:: Short exercise ::
Using the listing below, extract each line that has the word "chart" in it.

:: Stored data ::
[START]
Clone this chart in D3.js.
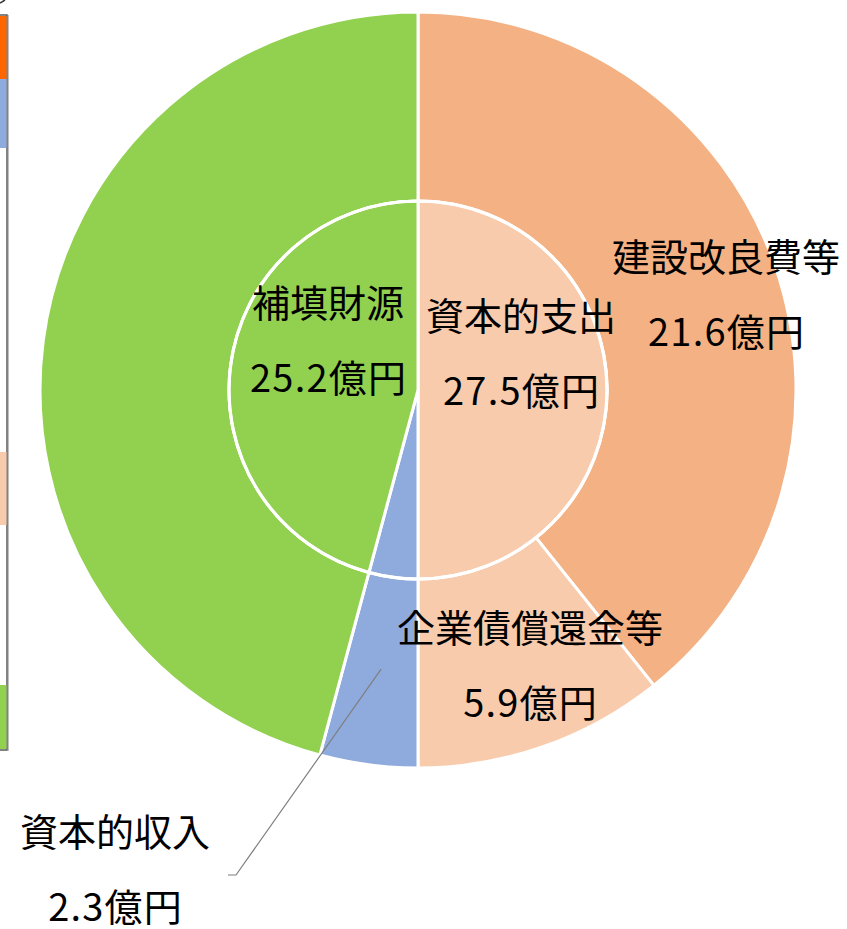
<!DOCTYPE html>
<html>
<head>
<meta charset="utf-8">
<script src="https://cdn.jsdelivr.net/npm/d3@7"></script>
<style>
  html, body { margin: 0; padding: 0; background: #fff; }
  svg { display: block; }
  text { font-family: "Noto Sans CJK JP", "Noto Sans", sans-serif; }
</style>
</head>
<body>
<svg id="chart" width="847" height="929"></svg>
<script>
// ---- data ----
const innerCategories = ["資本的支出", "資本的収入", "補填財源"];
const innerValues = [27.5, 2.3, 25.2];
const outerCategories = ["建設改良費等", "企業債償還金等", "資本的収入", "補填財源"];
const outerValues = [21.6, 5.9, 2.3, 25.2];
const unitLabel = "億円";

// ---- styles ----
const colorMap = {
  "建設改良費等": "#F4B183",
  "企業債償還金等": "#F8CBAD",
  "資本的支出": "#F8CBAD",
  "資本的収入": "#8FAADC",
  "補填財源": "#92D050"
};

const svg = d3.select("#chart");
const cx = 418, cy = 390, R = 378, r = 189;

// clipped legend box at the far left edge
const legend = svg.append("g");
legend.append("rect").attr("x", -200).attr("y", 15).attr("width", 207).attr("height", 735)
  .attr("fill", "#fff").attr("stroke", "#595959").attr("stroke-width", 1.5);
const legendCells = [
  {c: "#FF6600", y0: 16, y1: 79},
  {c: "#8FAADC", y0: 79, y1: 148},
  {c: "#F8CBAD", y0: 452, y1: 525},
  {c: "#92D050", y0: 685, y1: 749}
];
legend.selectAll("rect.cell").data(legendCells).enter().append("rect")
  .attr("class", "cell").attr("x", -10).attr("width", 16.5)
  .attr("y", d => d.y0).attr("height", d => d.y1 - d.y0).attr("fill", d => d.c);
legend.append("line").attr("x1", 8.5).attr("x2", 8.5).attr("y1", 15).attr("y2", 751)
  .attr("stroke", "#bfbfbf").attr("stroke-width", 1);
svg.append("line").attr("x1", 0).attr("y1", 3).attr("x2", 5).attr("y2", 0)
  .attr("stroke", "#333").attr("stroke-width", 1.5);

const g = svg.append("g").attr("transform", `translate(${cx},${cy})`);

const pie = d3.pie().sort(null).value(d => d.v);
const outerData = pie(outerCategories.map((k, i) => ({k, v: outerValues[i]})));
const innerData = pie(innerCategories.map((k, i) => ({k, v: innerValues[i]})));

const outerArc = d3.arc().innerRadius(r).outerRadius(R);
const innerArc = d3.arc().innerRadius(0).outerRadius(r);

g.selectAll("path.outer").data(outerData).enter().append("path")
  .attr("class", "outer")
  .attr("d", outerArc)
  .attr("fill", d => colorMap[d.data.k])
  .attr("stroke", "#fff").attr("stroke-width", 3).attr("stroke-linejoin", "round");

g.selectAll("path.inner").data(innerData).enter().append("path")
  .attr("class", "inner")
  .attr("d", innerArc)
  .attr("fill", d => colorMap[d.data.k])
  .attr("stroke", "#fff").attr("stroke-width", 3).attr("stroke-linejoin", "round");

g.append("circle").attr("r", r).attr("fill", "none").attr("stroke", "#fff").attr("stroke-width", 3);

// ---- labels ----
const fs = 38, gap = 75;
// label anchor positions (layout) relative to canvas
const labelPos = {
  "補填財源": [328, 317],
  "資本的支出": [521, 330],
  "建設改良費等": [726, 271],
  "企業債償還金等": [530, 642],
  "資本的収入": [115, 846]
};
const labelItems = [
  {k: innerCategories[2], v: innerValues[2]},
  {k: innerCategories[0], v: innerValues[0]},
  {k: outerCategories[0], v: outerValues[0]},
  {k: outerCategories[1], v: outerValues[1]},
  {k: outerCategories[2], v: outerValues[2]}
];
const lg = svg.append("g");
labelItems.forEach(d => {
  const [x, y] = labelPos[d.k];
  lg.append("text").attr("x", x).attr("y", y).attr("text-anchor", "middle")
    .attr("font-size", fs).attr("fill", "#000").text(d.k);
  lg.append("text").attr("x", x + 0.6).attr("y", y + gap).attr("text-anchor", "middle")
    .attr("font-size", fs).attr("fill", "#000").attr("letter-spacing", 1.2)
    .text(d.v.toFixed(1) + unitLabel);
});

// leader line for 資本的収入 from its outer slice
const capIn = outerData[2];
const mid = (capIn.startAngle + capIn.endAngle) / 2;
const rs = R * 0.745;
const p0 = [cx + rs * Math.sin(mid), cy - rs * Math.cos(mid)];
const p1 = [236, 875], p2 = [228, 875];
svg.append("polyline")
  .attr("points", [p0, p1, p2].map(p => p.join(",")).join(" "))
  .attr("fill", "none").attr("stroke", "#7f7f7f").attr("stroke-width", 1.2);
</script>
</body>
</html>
[END]
:: Exercise output ::
Clone this chart in D3.js.
<svg id="chart" width="847" height="929"></svg>
const svg = d3.select("#chart");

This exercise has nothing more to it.